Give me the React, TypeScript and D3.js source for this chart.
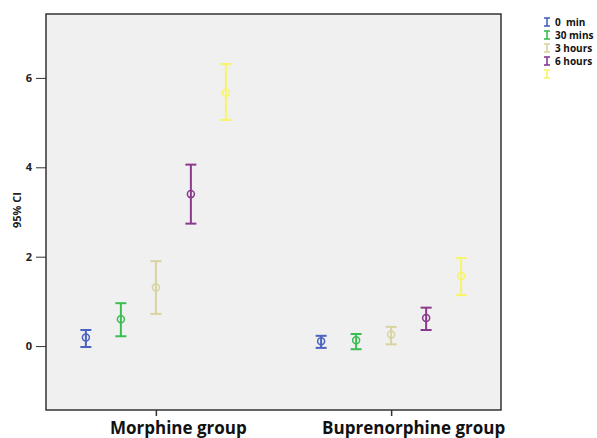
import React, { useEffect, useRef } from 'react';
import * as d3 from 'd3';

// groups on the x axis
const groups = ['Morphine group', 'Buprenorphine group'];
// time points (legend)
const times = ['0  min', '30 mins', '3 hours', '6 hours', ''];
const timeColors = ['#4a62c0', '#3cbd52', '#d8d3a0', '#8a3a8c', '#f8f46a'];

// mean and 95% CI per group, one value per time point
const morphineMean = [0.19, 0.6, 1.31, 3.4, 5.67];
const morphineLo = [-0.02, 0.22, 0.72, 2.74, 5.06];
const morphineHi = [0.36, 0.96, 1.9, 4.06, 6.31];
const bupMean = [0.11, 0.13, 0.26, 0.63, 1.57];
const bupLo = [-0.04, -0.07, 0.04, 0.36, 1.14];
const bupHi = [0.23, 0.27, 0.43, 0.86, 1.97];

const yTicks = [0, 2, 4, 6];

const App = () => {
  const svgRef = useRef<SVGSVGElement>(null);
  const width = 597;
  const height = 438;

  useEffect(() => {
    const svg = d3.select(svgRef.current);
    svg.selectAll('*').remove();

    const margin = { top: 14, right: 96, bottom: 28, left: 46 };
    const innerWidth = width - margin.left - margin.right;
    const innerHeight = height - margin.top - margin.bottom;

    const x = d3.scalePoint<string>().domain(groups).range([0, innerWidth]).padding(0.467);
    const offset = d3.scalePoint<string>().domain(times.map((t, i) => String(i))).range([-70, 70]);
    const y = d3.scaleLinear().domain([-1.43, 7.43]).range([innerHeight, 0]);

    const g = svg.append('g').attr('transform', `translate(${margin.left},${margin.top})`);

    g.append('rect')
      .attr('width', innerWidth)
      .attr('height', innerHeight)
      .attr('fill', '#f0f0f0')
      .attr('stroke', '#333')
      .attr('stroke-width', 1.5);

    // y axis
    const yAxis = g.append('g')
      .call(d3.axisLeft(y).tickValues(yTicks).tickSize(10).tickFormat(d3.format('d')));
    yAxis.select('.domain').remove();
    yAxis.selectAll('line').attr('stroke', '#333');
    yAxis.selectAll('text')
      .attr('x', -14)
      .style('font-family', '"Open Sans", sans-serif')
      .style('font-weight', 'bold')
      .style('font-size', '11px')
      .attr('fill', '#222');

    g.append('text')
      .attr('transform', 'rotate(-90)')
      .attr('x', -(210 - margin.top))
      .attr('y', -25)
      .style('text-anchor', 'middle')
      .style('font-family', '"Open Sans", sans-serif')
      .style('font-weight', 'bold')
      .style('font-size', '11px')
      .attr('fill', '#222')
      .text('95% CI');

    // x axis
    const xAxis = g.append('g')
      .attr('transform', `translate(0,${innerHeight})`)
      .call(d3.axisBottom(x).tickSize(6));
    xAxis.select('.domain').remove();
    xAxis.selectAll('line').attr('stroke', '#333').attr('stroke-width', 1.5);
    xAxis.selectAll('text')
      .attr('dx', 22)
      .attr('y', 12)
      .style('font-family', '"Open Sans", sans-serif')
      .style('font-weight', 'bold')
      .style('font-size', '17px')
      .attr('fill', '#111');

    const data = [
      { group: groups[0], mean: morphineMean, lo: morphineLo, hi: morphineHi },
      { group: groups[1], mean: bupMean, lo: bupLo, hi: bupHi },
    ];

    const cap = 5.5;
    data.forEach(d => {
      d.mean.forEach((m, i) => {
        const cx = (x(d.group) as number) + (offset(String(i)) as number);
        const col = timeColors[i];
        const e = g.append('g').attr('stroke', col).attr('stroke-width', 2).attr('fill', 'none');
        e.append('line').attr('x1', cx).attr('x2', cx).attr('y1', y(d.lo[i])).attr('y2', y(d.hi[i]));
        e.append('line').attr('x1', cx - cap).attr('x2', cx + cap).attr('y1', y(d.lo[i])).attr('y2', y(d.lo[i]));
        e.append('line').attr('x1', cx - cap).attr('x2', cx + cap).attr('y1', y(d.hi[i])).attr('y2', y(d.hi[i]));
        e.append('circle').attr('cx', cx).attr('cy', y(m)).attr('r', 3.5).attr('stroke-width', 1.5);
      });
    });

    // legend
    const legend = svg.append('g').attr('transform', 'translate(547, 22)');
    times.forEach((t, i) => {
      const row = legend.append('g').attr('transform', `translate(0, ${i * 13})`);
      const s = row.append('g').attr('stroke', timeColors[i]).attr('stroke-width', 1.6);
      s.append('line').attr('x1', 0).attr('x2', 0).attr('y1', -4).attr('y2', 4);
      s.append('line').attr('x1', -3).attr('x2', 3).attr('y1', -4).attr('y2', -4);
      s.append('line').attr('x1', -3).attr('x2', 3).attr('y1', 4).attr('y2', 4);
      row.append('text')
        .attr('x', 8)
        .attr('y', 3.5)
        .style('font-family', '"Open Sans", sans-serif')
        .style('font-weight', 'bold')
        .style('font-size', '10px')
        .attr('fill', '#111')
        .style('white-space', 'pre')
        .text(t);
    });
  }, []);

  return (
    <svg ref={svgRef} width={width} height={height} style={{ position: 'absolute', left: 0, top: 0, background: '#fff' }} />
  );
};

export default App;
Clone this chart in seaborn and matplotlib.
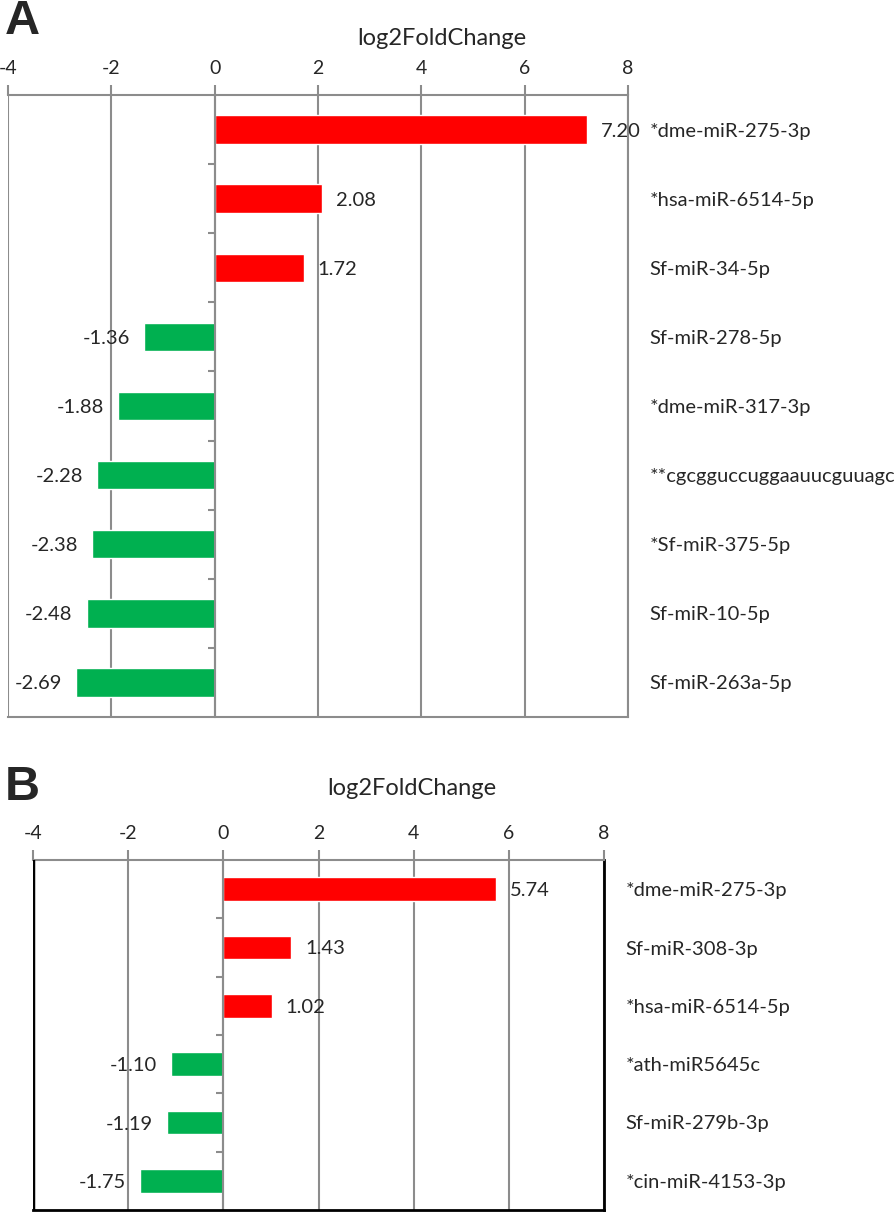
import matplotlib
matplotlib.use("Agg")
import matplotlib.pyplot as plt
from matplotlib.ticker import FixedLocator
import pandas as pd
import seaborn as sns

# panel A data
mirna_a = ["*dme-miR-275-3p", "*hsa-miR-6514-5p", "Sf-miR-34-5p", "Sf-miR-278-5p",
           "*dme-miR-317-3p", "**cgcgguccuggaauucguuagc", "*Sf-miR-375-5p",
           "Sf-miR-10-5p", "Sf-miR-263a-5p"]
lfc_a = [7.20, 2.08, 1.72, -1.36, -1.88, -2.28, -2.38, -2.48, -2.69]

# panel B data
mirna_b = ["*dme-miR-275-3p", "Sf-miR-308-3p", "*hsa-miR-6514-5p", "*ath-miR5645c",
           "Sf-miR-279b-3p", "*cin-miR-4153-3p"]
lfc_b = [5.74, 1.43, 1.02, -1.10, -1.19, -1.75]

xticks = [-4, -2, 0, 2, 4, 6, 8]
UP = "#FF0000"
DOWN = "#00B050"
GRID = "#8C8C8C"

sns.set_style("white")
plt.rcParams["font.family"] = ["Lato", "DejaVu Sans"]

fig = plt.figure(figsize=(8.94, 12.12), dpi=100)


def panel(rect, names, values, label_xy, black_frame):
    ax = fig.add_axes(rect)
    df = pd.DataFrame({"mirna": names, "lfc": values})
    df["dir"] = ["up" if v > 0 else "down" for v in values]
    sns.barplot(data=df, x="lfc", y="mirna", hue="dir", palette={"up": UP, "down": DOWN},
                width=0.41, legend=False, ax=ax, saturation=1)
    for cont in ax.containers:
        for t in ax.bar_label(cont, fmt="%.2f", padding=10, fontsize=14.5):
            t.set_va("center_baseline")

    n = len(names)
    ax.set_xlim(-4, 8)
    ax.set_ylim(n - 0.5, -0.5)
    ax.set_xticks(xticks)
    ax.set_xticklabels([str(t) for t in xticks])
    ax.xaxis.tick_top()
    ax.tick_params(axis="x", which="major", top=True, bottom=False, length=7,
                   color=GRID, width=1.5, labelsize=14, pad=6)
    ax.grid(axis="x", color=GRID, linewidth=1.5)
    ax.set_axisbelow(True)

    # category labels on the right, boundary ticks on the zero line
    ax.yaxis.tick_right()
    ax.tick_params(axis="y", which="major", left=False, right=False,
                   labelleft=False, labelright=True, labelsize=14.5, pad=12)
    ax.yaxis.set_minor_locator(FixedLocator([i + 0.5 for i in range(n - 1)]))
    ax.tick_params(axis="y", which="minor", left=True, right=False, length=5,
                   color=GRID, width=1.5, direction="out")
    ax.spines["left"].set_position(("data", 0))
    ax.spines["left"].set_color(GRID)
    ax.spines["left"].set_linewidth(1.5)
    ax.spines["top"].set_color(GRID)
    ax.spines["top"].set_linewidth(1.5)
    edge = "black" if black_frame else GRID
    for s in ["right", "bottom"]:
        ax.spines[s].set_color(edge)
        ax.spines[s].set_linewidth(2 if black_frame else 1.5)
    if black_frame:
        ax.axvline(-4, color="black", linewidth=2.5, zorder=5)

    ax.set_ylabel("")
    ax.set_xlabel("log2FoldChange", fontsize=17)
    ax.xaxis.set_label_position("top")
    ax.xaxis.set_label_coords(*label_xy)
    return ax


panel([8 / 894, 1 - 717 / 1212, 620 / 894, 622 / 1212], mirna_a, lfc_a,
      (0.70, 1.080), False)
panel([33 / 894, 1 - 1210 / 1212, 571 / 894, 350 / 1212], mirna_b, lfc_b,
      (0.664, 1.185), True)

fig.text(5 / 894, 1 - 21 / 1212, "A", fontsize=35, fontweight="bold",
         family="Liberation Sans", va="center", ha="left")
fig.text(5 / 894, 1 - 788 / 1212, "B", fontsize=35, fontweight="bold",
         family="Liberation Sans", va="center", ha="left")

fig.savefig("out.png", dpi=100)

*****

- _Given exercise_
Leave the pictures out and print, exactly as written, every line from the one holding "Clone this chart in seaborn and matplotlib." down to the one holding "import seaborn as sns", both of those included.

- _The completed task_
Clone this chart in seaborn and matplotlib.
import matplotlib
matplotlib.use("Agg")
import matplotlib.pyplot as plt
from matplotlib.ticker import FixedLocator
import pandas as pd
import seaborn as sns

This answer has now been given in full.